In a series of testimonies, Palestinians from Jaffa and Lydd recount the terrifying days when settler and police violence overwhelmed their cities.

Screenshot from 'Testimonies from Jaffa/Lydda - May 2021.'
Screenshot from 'Testimonies from Jaffa/Lydda - May 2021.'

A 14-year-old Palestinian boy shot in the leg by Israeli forces, only to be dragged away by police again as he is being evacuated to hospital, who begin beating him. Border Police and settlers staging a coordinated assault on a mosque. A Palestinian mother watching two Israeli men beat her son, who continues to have nightmares and struggles to sleep.

These are just some of the incidents recounted in harrowing witness testimonies, shown here for the first time, from Palestinians in the so-called mixed cities of Jaffa and Lydd, who experienced severe violence at the hands of Israeli security forces and civilians alike last May, when tensions over forced expulsions in Sheikh Jarrah boiled over into an 11-day war on Gaza and widespread unrest throughout Israel-Palestine.

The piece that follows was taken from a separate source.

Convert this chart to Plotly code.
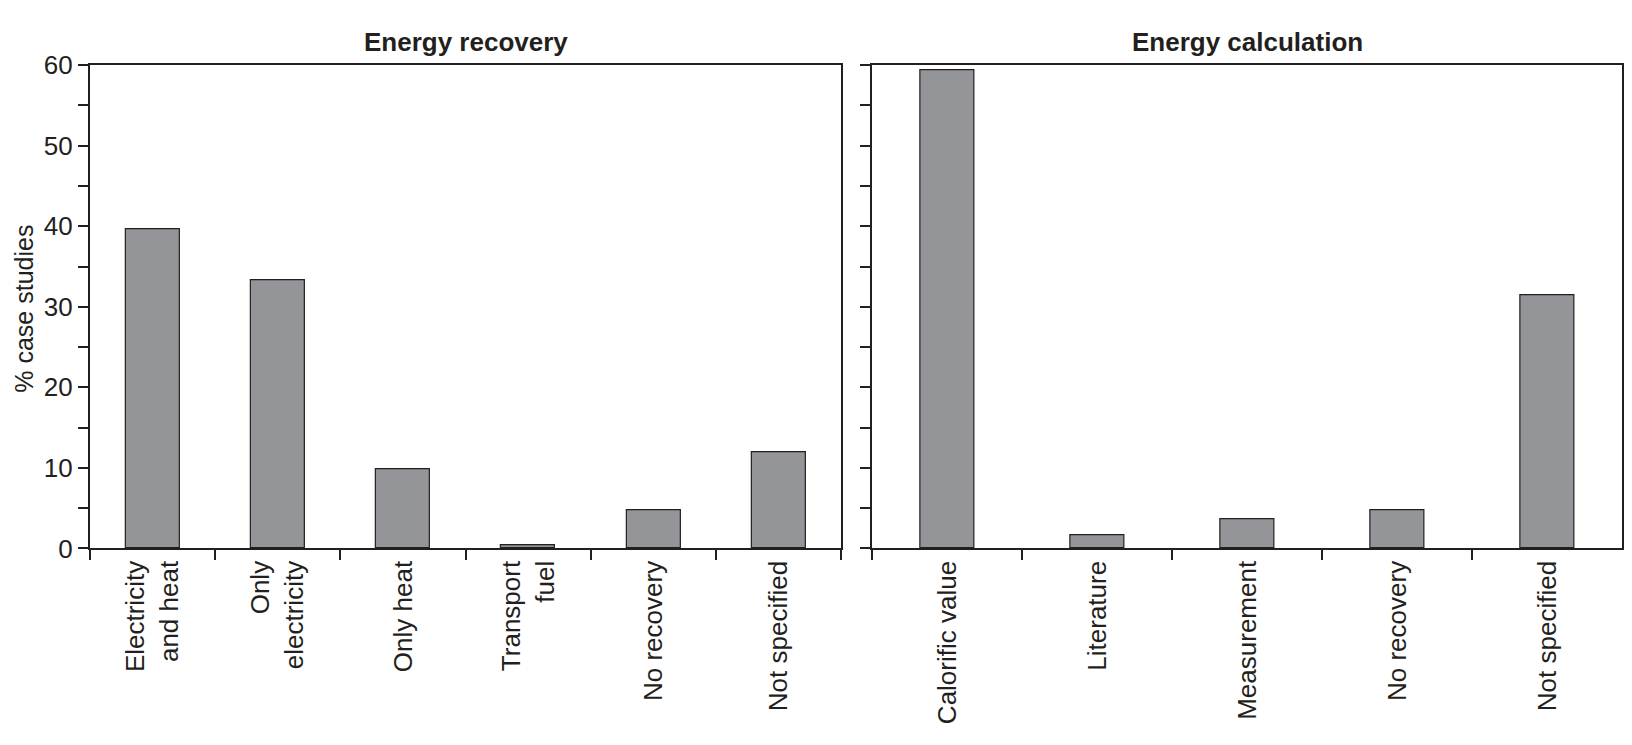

The testimonies were gathered in the months following May 2021 by an ad hoc group of Palestinian and Israeli activists, journalists, and filmmakers. Over the course of the 40-minute film, we hear mothers, sons, fathers, and spouses recount terrifying encounters with settlers who had been bused in from the occupied West Bank, with Israeli police, and — in a common theme — with groups made up of armed civilians and police apparently acting in concert.

Several interviewees break down in tears as they relive the moments in which they saw a loved one being beaten, or in which they feared for the safety of a child. The killing of Musa Hassuna of Lydd at the hands of an Israeli Jew in early May 2021 remains raw; so, too, does the pervasive sense that the Israeli police represent not a means of protection but an active threat to the safety of Palestinian citizens of Israel.

As one interviewee, Suheir Hamdouni, nears the end of her testimony, she describes how she had to spend Ramadan away from her children, who couldn’t return home out of fear for their safety. Even now, she appears in disbelief at what she and her family went through. “Only God knows,” she says, tear-stricken, “how we survived that week.”